Date:
Location: Opus Gallery, Te Kōputu a te whanga a Toi — Whakatāne Library and Exhibition Centre
Immerse yourself in the wistful dreamscapes of leading Māori artist Star Gossage, presenting paintings inspired by her ancestral homeland – Pakiri Beach.
The rural Pakiri landscape is Gossage’s turangawaewae — her physical, emotional and spiritual home — the very essence of her paintings. She mines the physical landscape, mixing local clays, limes and ochres with oil paints to create an earthy muted colour palette that references Ranginui (Sky father) and Papatuanuku (Earth mother). These primordial and wistful landscapes are often inhabited by mystical dream-like tupuna (ancestors) gazing back at the viewer, who seem imbued, as Mark Amery writes, ‘with collected memory and ancestry ... there's no innocence in the eyes of figures; they feel soaked in both love and sadness. The pupils of the eyes bore through you as if demanding that their stories be remembered.’

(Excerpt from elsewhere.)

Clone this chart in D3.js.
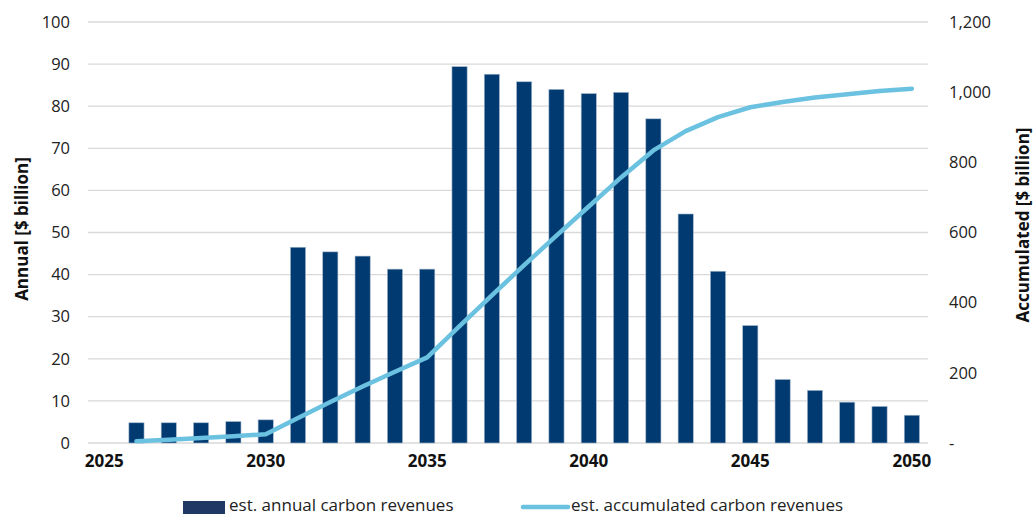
<!DOCTYPE html>
<html><head><meta charset="utf-8">
<script src="https://cdn.jsdelivr.net/npm/d3@7"></script>
<style>body{margin:0;background:#fff}svg{display:block}text{font-family:"Open Sans",Lato,sans-serif}</style>
</head><body><svg id="c" width="1035" height="517"></svg>
<script>
const years = d3.range(2025, 2051).map(String);
const annualYears = ["2026","2027","2028","2029","2030","2031","2032","2033","2034","2035","2036","2037","2038","2039","2040","2041","2042","2043","2044","2045","2046","2047","2048","2049","2050"];
const annual = [4.8,4.8,4.8,5.1,5.5,46.5,45.4,44.4,41.3,41.3,89.4,87.6,85.8,84.0,83.0,83.3,77.0,54.4,40.8,27.9,15.1,12.5,9.7,8.7,6.6];
const accumulated = [4.8,9.6,14.4,19.5,25,71.5,117,161,203,244,333,421,507,591,674,757,834,889,929,957,972,985,994,1003,1010];
const leftTicks = [0,10,20,30,40,50,60,70,80,90,100];
const rightTicks = [0,200,400,600,800,1000,1200];
const xTickLabels = ["2025","2030","2035","2040","2045","2050"];

const svg = d3.select("#c");
const L = 88, R = 928, T = 22, B = 443;
const x = d3.scaleBand().domain(years).range([L, R]).paddingInner(0.53).paddingOuter(0.265);
const yL = d3.scaleLinear().domain([0,100]).range([B, T]);
const yR = d3.scaleLinear().domain([0,1200]).range([B, T]);
const cx = d => x(d) + x.bandwidth()/2;

// gridlines
svg.append("g").selectAll("line").data(leftTicks).join("line")
  .attr("x1", L).attr("x2", R).attr("y1", d => yL(d)).attr("y2", d => yL(d))
  .attr("stroke", "#d9d9d9").attr("stroke-width", 1.3);

// left axis
const gl = svg.append("g").attr("transform", `translate(${L},0)`)
  .call(d3.axisLeft(yL).tickValues(leftTicks).tickSize(0).tickPadding(18));
gl.select(".domain").remove();
gl.selectAll("text").attr("font-size", 16.5).attr("fill", "#222");

// right axis
const gr = svg.append("g").attr("transform", `translate(${R},0)`)
  .call(d3.axisRight(yR).tickValues(rightTicks).tickSize(0).tickPadding(21)
    .tickFormat(d => d === 0 ? "-" : d3.format(",")(d)));
gr.select(".domain").remove();
gr.selectAll("text").attr("font-size", 16.5).attr("fill", "#222");

// x axis
const gx = svg.append("g").attr("transform", `translate(0,${B})`)
  .call(d3.axisBottom(x).tickValues(xTickLabels).tickSize(0).tickPadding(12));
gx.select(".domain").remove();
gx.selectAll("text").attr("font-size", 17).attr("font-weight", "bold").attr("fill", "#111");

// bars
svg.append("g").selectAll("rect").data(annualYears).join("rect")
  .attr("x", d => x(d)).attr("width", x.bandwidth())
  .attr("y", (d,i) => yL(annual[i])).attr("height", (d,i) => B - yL(annual[i]))
  .attr("fill", "#003a70").attr("stroke", "#a9bcd0").attr("stroke-width", 0.6);

// line
const line = d3.line().x(d => cx(d[0])).y(d => yR(d[1]));
svg.append("path").datum(annualYears.map((y,i) => [y, accumulated[i]]))
  .attr("d", line).attr("fill", "none").attr("stroke", "#6bc1e0")
  .attr("stroke-width", 4.5).attr("stroke-linecap", "round").attr("stroke-linejoin", "round");

// axis titles
svg.append("text").attr("transform", "translate(28,229) rotate(-90)")
  .attr("text-anchor", "middle").attr("font-size", 17).attr("font-weight", "bold").attr("fill", "#111")
  .text("Annual [$ billion]");
svg.append("text").attr("transform", "translate(1029,225) rotate(-90)")
  .attr("text-anchor", "middle").attr("font-size", 17).attr("font-weight", "bold").attr("fill", "#111")
  .text("Accumulated [$ billion]");

// legend
const lg = svg.append("g");
lg.append("rect").attr("x", 183).attr("y", 501).attr("width", 42).attr("height", 13).attr("fill", "#1f3864");
lg.append("text").attr("x", 229).attr("y", 511).attr("font-size", 17).attr("fill", "#222").text("est. annual carbon revenues");
lg.append("line").attr("x1", 523).attr("x2", 568).attr("y1", 507).attr("y2", 507)
  .attr("stroke", "#6bc1e0").attr("stroke-width", 4.5).attr("stroke-linecap", "round");
lg.append("text").attr("x", 571).attr("y", 511).attr("font-size", 17).attr("fill", "#222").text("est. accumulated carbon revenues");
</script></body></html>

Star Gossage (b. 1973) is of Ngati Wai and Ngati Ruanui descent. In 1995, she graduated with a Diploma of Fine Art majoring in Computer Art and Film from the Otago Polytechnic School of Fine Arts, Dunedin. After graduating, she returned to live with her whanau on her ancestral land at Pakiri, north of Auckland. Since her return, she has exhibited extensively throughout New Zealand, including the critically acclaimed ‘Five Māori Painters’ at Auckland Art Gallery in 2014. Her works are held in public collections, including Auckland Art Gallery Toi o Tamaki, Museum of New Zealand Te Papa Tongarewa, James Wallace Arts Trust, and the University of Auckland Collection. In 2014, Gossage received a prestigious New Generation Award from the New Zealand Arts Foundation.